Depuis le bar, tous les convives ont été amenés à leur table dans la pénombre, chacun ayant posé sa main sur l'épaule de l'autre. L'Association Retina, oeuvrant pour la recherche sur la rétinite pigmentaire, (maladie de la vue), avait invité à la fois des personnes non-voyantes, mais également des voyants à qui l'on avait bandé les yeux pour un dîner dans le noir au Lycée Hôtelier de Marseille. Afin de réaliser l'événement, l'ensemble de l'équipe du lycée s'est mobilisée : la cuisine a travaillé les assiettes en associant des marqueurs forts que l'on pouvait reconnaître, comme le curry, le pain d'épices ou le poivron, mais il y avait aussi quelques pièges.
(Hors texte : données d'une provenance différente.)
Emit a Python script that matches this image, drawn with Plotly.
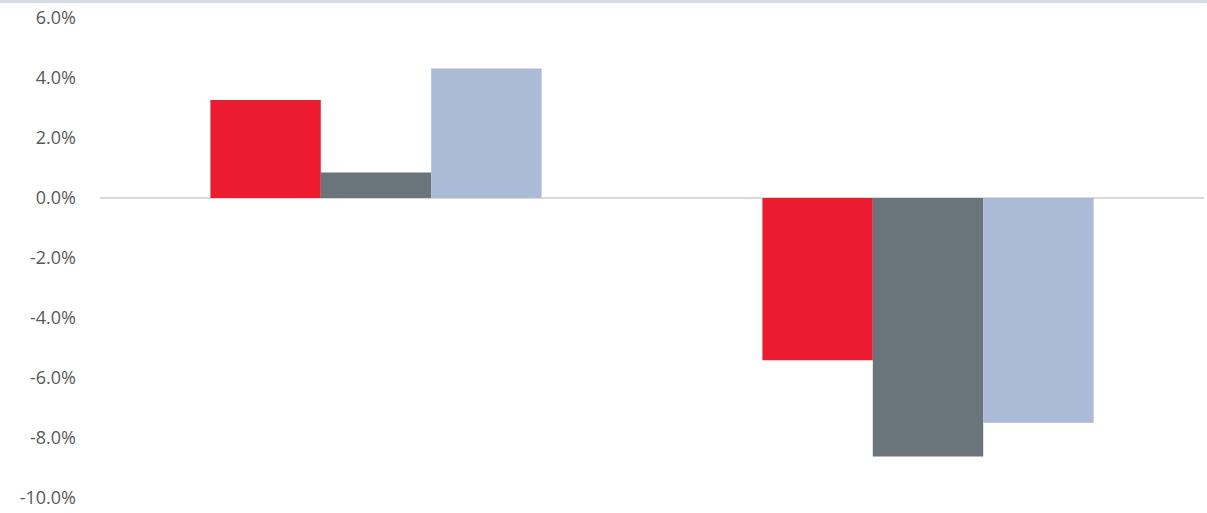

"Ambiance très conviviale"
Les cuisiniers sont même venus en salle afin d'assister à la dégustation, et pouvaient écouter les remarques de ceux qui tentaient de reconnaître les différents ingrédients composant les plats. Voyants et non-voyants se sont pris au jeu et à chaque table les paris allaient bon train. "Une seule personne a découvert qu'il y avait du topinambour, par contre d'autres ont pensé goûter des champignons alors qu'il n'y en avait pas !", raconte Jacqueline Metz, professeur de technique de service et d'accueil. "Tous ces échanges ont permis de créer une ambiance très conviviale à chaque table." Le dressage était lui aussi adapté, puisque l'élément principal était placé devant et les garnitures disposées autour dans le sens des aiguilles d'une montre, car c'est ainsi que les personnes non-voyantes ont l'habitude de déguster.
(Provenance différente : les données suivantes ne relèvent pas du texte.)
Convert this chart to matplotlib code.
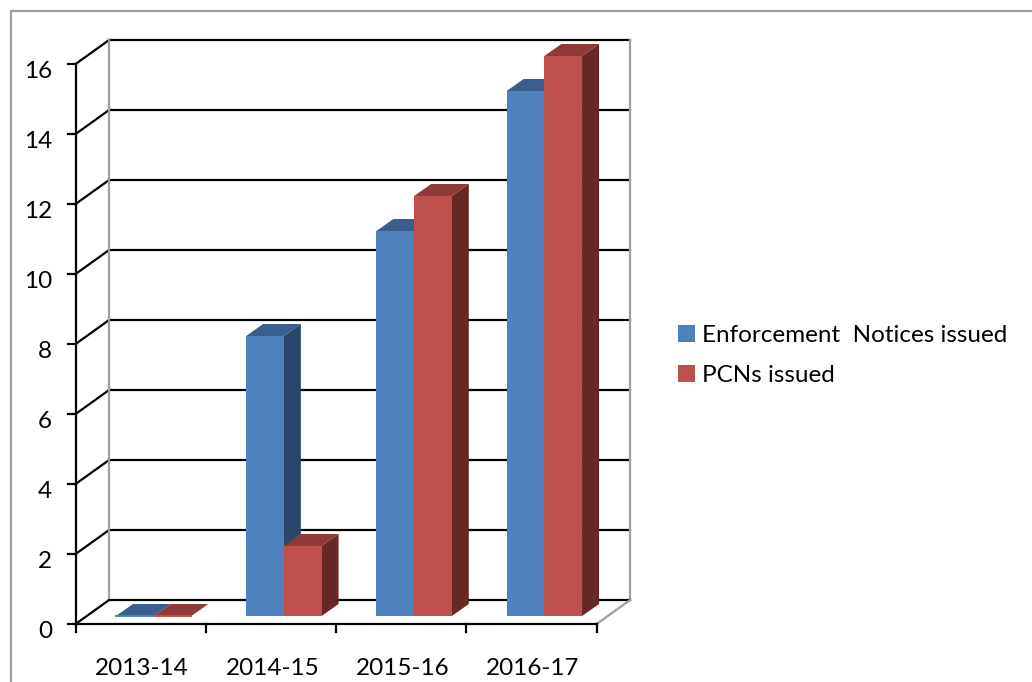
import matplotlib
matplotlib.use("Agg")
import matplotlib.pyplot as plt
from matplotlib.patches import Polygon, Patch, Rectangle

categories = ["2013-14", "2014-15", "2015-16", "2016-17"]
enforcement = [0, 8, 11, 15]
pcns = [0, 2, 12, 16]
series_names = ["Enforcement  Notices issued", "PCNs issued"]
yticks = [0, 2, 4, 6, 8, 10, 12, 14, 16]

BLUE = ("#4F81BD", "#3A5F8D", "#2B4669")
RED = ("#C0504D", "#8E3A38", "#672825")

plt.rcParams["font.family"] = ["Lato", "DejaVu Sans"]
W, H = 1032, 682
fig = plt.figure(figsize=(W / 100, H / 100), dpi=100, facecolor="white")

# outer frame
fig.add_artist(Rectangle((11 / W, -0.1), 1.2, 1.1 - 10.5 / H, transform=fig.transFigure,
                         fill=False, ec="#A0A0A0", lw=1.6))

L, R, T, B = 75.6, 596.6, 64, 624
ax = fig.add_axes([L / W, 1 - B / H, (R - L) / W, (B - T) / H])
ax.set_xlim(0, len(categories))
ax.set_ylim(0, 16)
ax.axis("off")

ux = (R - L) / len(categories)   # pixels per category
uy = (B - T) / 16                # pixels per value unit
wx, wy = 33.5 / ux, 24 / uy      # wall depth
fy = 8 / uy                      # bar front offset from floor front
dx, dy = 17 / ux, 12 / uy        # bar depth
bw = 37.7 / ux                   # bar width
n = len(categories)

def line(xs, ys, c="black", lw=1.6, z=1):
    ax.plot(xs, ys, color=c, lw=lw, clip_on=False, zorder=z, solid_capstyle="projecting")

# back wall gridlines and side wall diagonals
for v in yticks:
    if v > 0:
        line([wx, n + wx], [v + wy, v + wy])
    line([0, wx], [v, v + wy])
line([wx, wx], [wy, 16 + wy], c="#A0A0A0")
line([n + wx, n + wx], [wy, 16 + wy], c="#A0A0A0")
line([wx, n + wx], [wy, wy])
line([n, n + wx], [0, wy], c="#A0A0A0")
line([0, 0], [0, 16], z=5)
line([0, n], [0, 0], z=5)

# ticks
for v in yticks:
    line([-8 / ux, 0], [v, v], z=5)
    ax.text(-23.5 / ux, v - 7 / uy, str(v), ha="right", va="center", fontsize=17.5, clip_on=False)
for i in range(n + 1):
    ax.plot([i, i], [0, -8 / uy], color="black", lw=1.6, clip_on=False, zorder=5)
for i, c in enumerate(categories):
    ax.text(i + 0.5 + 1.5 / ux, -44.5 / uy, c, ha="center", va="center", fontsize=17.5, clip_on=False)

def bar3d(x0, v, cols, z):
    x1 = x0 + bw
    y0 = fy
    top = v + fy
    ax.add_patch(Polygon([(x1, y0), (x1 + dx, y0 + dy), (x1 + dx, top + dy), (x1, top)],
                         fc=cols[2], ec="none", clip_on=False, zorder=z))
    ax.add_patch(Polygon([(x0, top), (x0 + dx, top + dy), (x1 + dx, top + dy), (x1, top)],
                         fc=cols[1], ec="none", clip_on=False, zorder=z))
    if v > 0:
        ax.add_patch(Polygon([(x0, y0), (x1, y0), (x1, top), (x0, top)],
                             fc=cols[0], ec="none", clip_on=False, zorder=z + 0.1))
    else:
        ax.plot([x0, x1], [y0, y0], color=cols[0], lw=1.4, clip_on=False, zorder=z + 0.1)

for i in range(n):
    start = i + 40.3 / ux
    bar3d(start, enforcement[i], BLUE, 3 + i)
    bar3d(start + bw, pcns[i], RED, 3.5 + i)

handles = [Patch(fc=BLUE[0], ec="none"), Patch(fc=RED[0], ec="none")]
fig.legend(handles, series_names, loc="upper left",
           bbox_to_anchor=(678 / W, 1 - 324.5 / H), frameon=False, fontsize=17.5,
           handlelength=0.7, handleheight=0.7, handletextpad=0.28, labelspacing=0.785,
           borderpad=0, borderaxespad=0)

fig.savefig("out.png", dpi=100, facecolor="white")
En salle, les serveurs ont organisé l'accompagnement des clients à leur place avec beaucoup d'attention, et ont poursuivi le service avec un rythme différent : "Ils ont pris leur temps, car ils se sont mis au diapason de leurs clients. Ils savaient bien que personne ne les voyait, pourtant ils ont gardé la même rigueur. Le plat principal était sous cloche, ils ont fait très attention à se synchroniser afin de tous déclocher en même temps. Les convives n'ont rien vu, mais ils ont senti le déplacement de l'air, les odeurs : il se passait quelque chose." Jacqueline Metz est très fière de ses élèves : "Ils sont allés au-delà de mes attentes. Plus que gentils, ils ont montré qu'ils devenaient de vrais professionnels de l'accueil."